Transforming sludge into resources
Driven by innovation, solid waste generated in a wastewater treatment plant can be used as a fertilizer for agriculture. The waste removed from the treatment plants has an important content of organic matter and nutrients (mainly nitrogen and phosphorus) that is of high value for agricultural uses. This would contribute to improving the health of soils that need organic matter as well as to close the natural cycle that connects the city with the countryside. A good example where we have applied this principle is at “La Escalerilla” water treatment plant in Arequipa (Peru).
Sludge generated at sewage treatment plants or desalination treatment plants is rich in natural minerals that can be used as well as a fertilizer.
Our RAMSES Project, which emerged as a result of implementing efficient solutions to continue re-using the treated wastewater effluent as a main source of irrigation water proved to be so necessary for areas of great water stress. As quality requirements for re-generated (effluent) water used for irrigation becomes more demanding, we shall need additional processes that will push treatment costs upwards. Therefore, it is our duty to continue working on technologies and processes that enable wastewater for agriculture to be re-used efficiently, considering the responsibility we have as a leading water treatment company to fight the global warming that our planet is suffering.
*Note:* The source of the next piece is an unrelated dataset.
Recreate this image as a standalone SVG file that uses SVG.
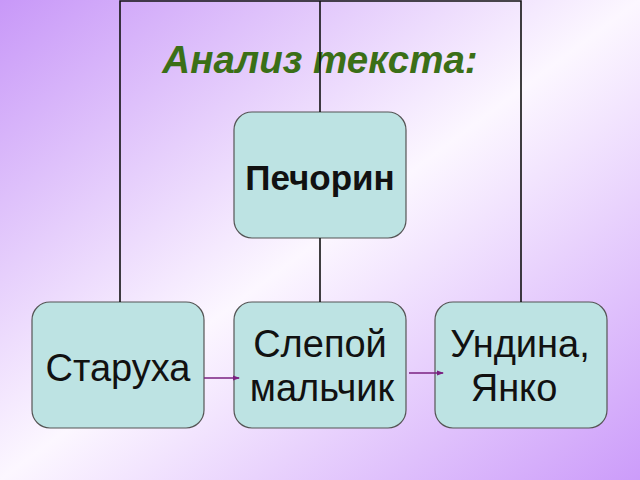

Another strong point of the project is that it sets out to maximize resources, re-using many of them again in the same process and thereby promoting its circular nature.
The RAMSES Project – named by combining part of the initials of the full name in English (Enhanced Reclaimed Water quality through Mainstream and Aerobic treatment using Supported biomass growth) – developed by ACCIONA, has been partly funded by the European Commission through the LIFE program and carried out in a WWTP at the South of Spain.
Under this entire context, it is necessary to make an effort to conceive water as a key element in the concept of the circular economy, considering the environmental impacts throughout its life cycle and managing them from the beginning. We need a fundamentally new approach with the right technology and legal framework because what was considered a worthless waste until now, can be transformed into a valuable sustainable resource.
Undoubtedly the Middle East region, with some of the world’s largest oil-exporting countries, has started its own trip to a greener future showing us the path to follow.